The exterior facades of the building were at their life cycle end and therefore a complete replacement of materials including: brick (east elevation only), insulations and air/vapour barriers, metal composite panels, curtain wall systems including wndows and doors, roofing assemblies, etc. was undertaken to the six storey existing Ontario Power Generation Administration building and Erection Bay.
The Control Room relocation from the 3rd floor to the penthouse (6th floor) allowed for the expansion of services across Eastern Ontario. This expansion combines two existing locations and is in essence the most important impacted project for OPG in 2017. OPG employs a staff of about 90 people at the station, most of whom live in the Cornwall area. Through their Corporate Citizenship Program, OPG provides support to nearly 50 community programs and local not-for profit agencies. The station is an important part of Ontario’s electricity system, providing clean, renewable power all year round.

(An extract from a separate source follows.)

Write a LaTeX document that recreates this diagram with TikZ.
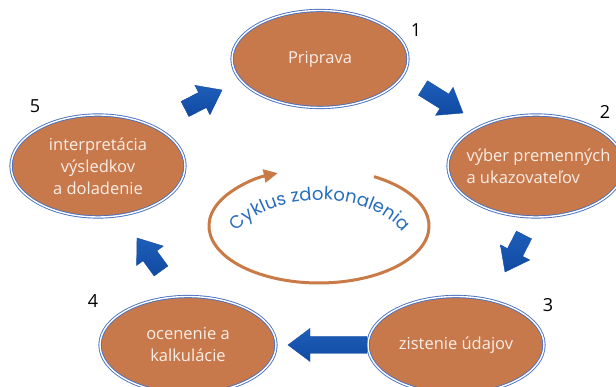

Architecture49 provided full interior design services in order to re-rationalize the visitors centre. The visitor centre recounts, through exhibits, artifacts and video, the many colourful stories associated with the facility, including the flooding of the Lost Villages and relocation of residents. The centre also tells the history of power generation in Ontario, construction of the St. Lawrence Seaway and Power Project and the more recent creation of OPG, when Ontario Hydro was split into separate generating and transmission companies. An exhibit also recounts the history of the Akwesasne First Nations People.